DIRECTION:
Go through the entries below and pick out every line with "this".

[Start of DATA SHOWN]

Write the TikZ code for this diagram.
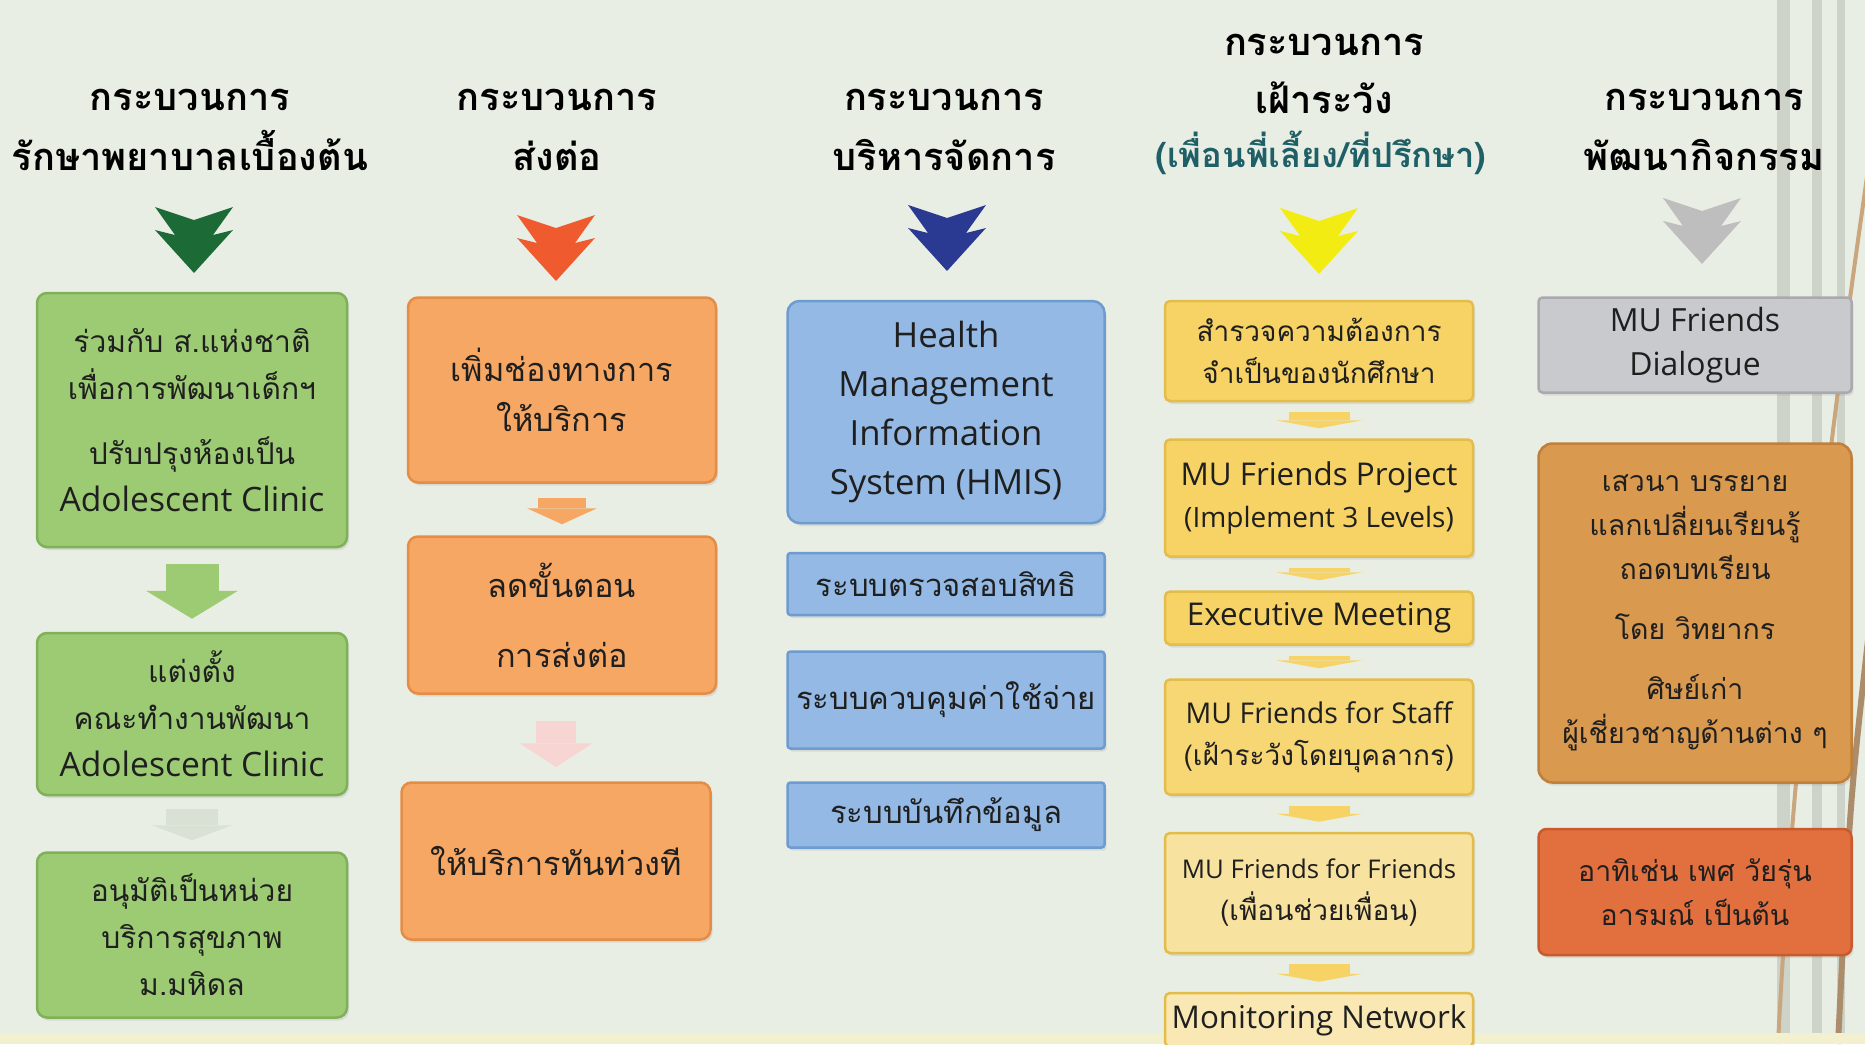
\documentclass[tikz,border=0pt]{standalone}
\usepackage{fontspec}
\setmainfont[Script=Thai]{Loma}
\newfontfamily\latinFont[Scale=1.12]{Open Sans}
\usetikzlibrary{arrows.meta,shadows}

\definecolor{bgColor}{HTML}{E9EEE5}
\definecolor{stripeGrey}{HTML}{CDD3C8}
\definecolor{stripeBrown}{HTML}{C9A67E}
\definecolor{stripCream}{HTML}{F3F0CF}
\definecolor{chevGreen}{HTML}{1C6B37}
\definecolor{chevOrange}{HTML}{EF5B2E}
\definecolor{chevBlue}{HTML}{2A3A93}
\definecolor{chevYellow}{HTML}{F3EC12}
\definecolor{chevGrey}{HTML}{BEBEBE}
\definecolor{tealText}{HTML}{1F5F66}
\definecolor{greenFill}{HTML}{9CCB74}
\definecolor{greenEdge}{HTML}{7FB158}
\definecolor{greenPale}{HTML}{D9E1D4}
\definecolor{orangeFill}{HTML}{F5A763}
\definecolor{orangeEdge}{HTML}{E58C45}
\definecolor{pinkPale}{HTML}{F7D5D3}
\definecolor{blueFill}{HTML}{94B9E4}
\definecolor{blueEdge}{HTML}{6E9BD0}
\definecolor{yellowFill}{HTML}{F7D365}
\definecolor{yellowEdge}{HTML}{E4BC4A}
\definecolor{yellowLight}{HTML}{F8E2A0}
\definecolor{greyFill}{HTML}{C9CACD}
\definecolor{greyEdge}{HTML}{A9AAAE}
\definecolor{brownFill}{HTML}{D9994F}
\definecolor{brownEdge}{HTML}{C07F3A}
\definecolor{redFill}{HTML}{E2703F}
\definecolor{redEdge}{HTML}{C95A2C}

\begin{document}
\begin{tikzpicture}[x=1pt, y=-1pt]
        \tikzstyle{headStyle} = [font=\fontsize{38}{44}\bfseries\selectfont, anchor=base, inner sep=0pt]
        \tikzstyle{boxStyle} = [draw, line width=2.5pt, align=center, inner sep=0pt, text=black!88,
                                drop shadow={opacity=0.18, shadow xshift=2pt, shadow yshift=-3pt}]
        \tikzstyle{greenBox} = [boxStyle, rounded corners=10pt, fill=greenFill, draw=greenEdge,
                                minimum width=310, font=\fontsize{30}{47}\selectfont]
        \tikzstyle{orangeBox} = [boxStyle, rounded corners=10pt, fill=orangeFill, draw=orangeEdge,
                                 minimum width=308, font=\fontsize{32.5}{50}\selectfont]
        \tikzstyle{blueBox} = [boxStyle, rounded corners=3pt, fill=blueFill, draw=blueEdge,
                               minimum width=317, font=\fontsize{31}{49}\selectfont]
        \tikzstyle{yellowBox} = [boxStyle, rounded corners=5pt, fill=yellowFill, draw=yellowEdge,
                                 minimum width=308, font=\fontsize{28}{42}\selectfont]
        \tikzstyle{colFiveBox} = [boxStyle, minimum width=313, font=\fontsize{28.5}{44}\selectfont]
        \tikzset{blockArrow/.style n args={4}{color=#4, line width=#1,
                 -{Triangle[width=#2, length=#3, line width=0pt]}}}

        % background and right-hand decoration
        \fill[bgColor] (0,0) rectangle (1865,1044);
        \useasboundingbox (0,0) rectangle (1865,1044);
        \foreach \sx/\sw in {1777/13, 1812/10, 1837/8}
            \fill[stripeGrey] (\sx,0) rectangle ++(\sw,1044);
        \draw[stripeBrown, line width=4pt] (1868,170) .. controls (1820,500) and (1790,800) .. (1778,1044);
        \draw[stripeBrown!85!black, line width=6pt] (1868,640) .. controls (1850,800) .. (1838,1044);
        \fill[stripCream] (0,1033) rectangle (1865,1044);

        % column headings
        \node[headStyle] (h1a) at (190,110) {กระบวนการ};
        \node[headStyle] (h1b) at (190,170) {รักษาพยาบาลเบื้องต้น};
        \node[headStyle] (h2a) at (557,110) {กระบวนการ};
        \node[headStyle] (h2b) at (557,170) {ส่งต่อ};
        \node[headStyle] (h3a) at (944,110) {กระบวนการ};
        \node[headStyle] (h3b) at (944,170) {บริหารจัดการ};
        \node[headStyle] (h4a) at (1324,55) {กระบวนการ};
        \node[headStyle] (h4b) at (1324,113) {เฝ้าระวัง};
        \node[headStyle, text=tealText, font=\fontsize{34.5}{40}\bfseries\selectfont] (h4c)
            at (1321,167) {(เพื่อนพี่เลี้ยง/ที่ปรึกษา)};
        \node[headStyle] (h5a) at (1704,110) {กระบวนการ};
        \node[headStyle] (h5b) at (1704,170) {พัฒนากิจกรรม};

        % double chevrons under the headings
        \foreach \cx/\cy/\col in {194/207/chevGreen, 556/215/chevOrange, 947/205/chevBlue,
                                  1319/208/chevYellow, 1702/198/chevGrey}
            \fill[\col, shift={(\cx,\cy)}] (-39,0) -- (0,13) -- (39,0) -- (19,28) -- (39,23)
                -- (0,66) -- (-39,23) -- (-19,28) -- cycle;

        % column 1
        \node[greenBox, minimum height=254] (g1) at (192,420)
            {ร่วมกับ ส.แห่งชาติ\\เพื่อการพัฒนาเด็กฯ\\[18pt]ปรับปรุงห้องเป็น\\{\latinFont Adolescent Clinic}};
        \node[greenBox, minimum height=162] (g2) at (192,714)
            {แต่งตั้ง\\คณะทำงานพัฒนา\\{\latinFont Adolescent Clinic}};
        \node[greenBox, minimum height=165] (g3) at (192,935)
            {อนุมัติเป็นหน่วย\\บริการสุขภาพ\\ม.มหิดล};

        % column 2
        \node[orangeBox, minimum height=185] (o1) at (562,390) {เพิ่มช่องทางการ\\ให้บริการ};
        \node[orangeBox, minimum height=157] (o2) at (562,615) {ลดขั้นตอน\\[20pt]การส่งต่อ};
        \node[orangeBox, minimum width=309, minimum height=157] (o3) at (556,861) {ให้บริการทันท่วงที};

        % column 3
        \node[blueBox, rounded corners=12pt, minimum height=222] (b1) at (946,412)
            {\latinFont Health\\\latinFont Management\\\latinFont Information\\\latinFont System (HMIS)};
        \node[blueBox, minimum height=62] (b2) at (946,584) {ระบบตรวจสอบสิทธิ};
        \node[blueBox, minimum height=97] (b3) at (946,700) {ระบบควบคุมค่าใช้จ่าย};
        \node[blueBox, minimum height=65] (b4) at (946,815) {ระบบบันทึกข้อมูล};

        % column 4
        \node[yellowBox, minimum height=100] (y1) at (1319,351) {สำรวจความต้องการ\\จำเป็นของนักศึกษา};
        \node[yellowBox, minimum height=117] (y2) at (1319,498)
            {{\latinFont MU Friends Project}\\{\latinFont\fontsize{25}{42}\selectfont (Implement 3 Levels)}};
        \node[yellowBox, minimum height=53] (y3) at (1319,618) {\latinFont Executive Meeting};
        \node[yellowBox, fill=yellowFill!75!yellowLight, minimum height=115] (y4) at (1319,737)
            {{\latinFont\fontsize{25.5}{42}\selectfont MU Friends for Staff}\\(เฝ้าระวังโดยบุคลากร)};
        \node[yellowBox, fill=yellowLight, minimum height=120] (y5) at (1319,893)
            {{\latinFont\fontsize{23}{42}\selectfont MU Friends for Friends}\\(เพื่อนช่วยเพื่อน)};
        \node[yellowBox, fill=yellowLight!80!white, minimum height=54] (y6) at (1319,1020)
            {\latinFont Monitoring Network};

        % column 5
        \node[colFiveBox, rounded corners=4pt, fill=greyFill, draw=greyEdge, minimum height=95] (c1)
            at (1695,345) {{\latinFont MU Friends}\\{\latinFont Dialogue}};
        \node[colFiveBox, rounded corners=14pt, fill=brownFill, draw=brownEdge, minimum height=339] (c2)
            at (1695,613) {เสวนา บรรยาย\\แลกเปลี่ยนเรียนรู้\\ถอดบทเรียน\\[16pt]โดย วิทยากร\\[16pt]ศิษย์เก่า\\ผู้เชี่ยวชาญด้านต่าง ๆ};
        \node[colFiveBox, rounded corners=8pt, fill=redFill, draw=redEdge, minimum height=126] (c3)
            at (1695,892) {อาทิเช่น เพศ วัยรุ่น\\อารมณ์ เป็นต้น};

        % block arrows between the boxes
        \path[blockArrow={53pt}{92pt}{28pt}{greenFill}, shorten <=16pt, shorten >=13pt] (g1) edge (g2);
        \path[blockArrow={52pt}{80pt}{15pt}{greenPale}, shorten <=13pt, shorten >=11pt] (g2) edge (g3);
        \path[blockArrow={48pt}{70pt}{16pt}{orangeFill}, shorten <=14pt, shorten >=11pt] (o1) edge (o2);
        \path[blockArrow={40pt}{73pt}{24pt}{pinkPale}, shorten <=26pt, shorten >=14pt]
            (o2.south -| o3.north) edge (o3.north);
        \foreach \from/\to in {y1/y2, y2/y3, y3/y4, y4/y5, y5/y6}
            \path[blockArrow={61pt}{87pt}{8pt}{yellowFill}, shorten <=10pt, shorten >=10pt] (\from) edge (\to);
\end{tikzpicture}
\end{document}
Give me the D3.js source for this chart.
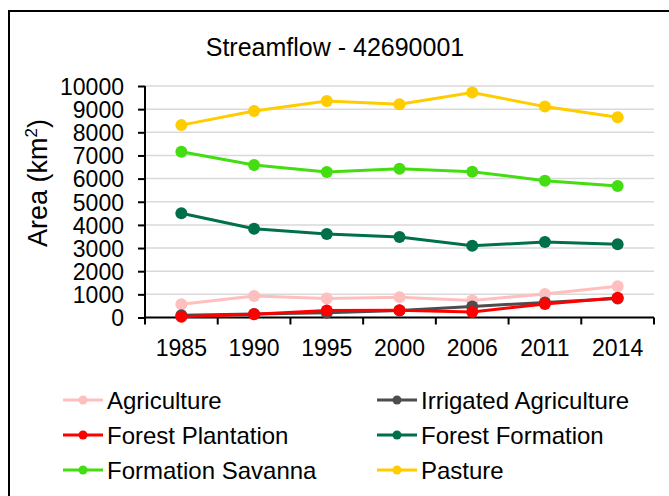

[End of DATA SHOWN]

CORRECT RESULT:
Write the TikZ code for this diagram.
Give me the D3.js source for this chart.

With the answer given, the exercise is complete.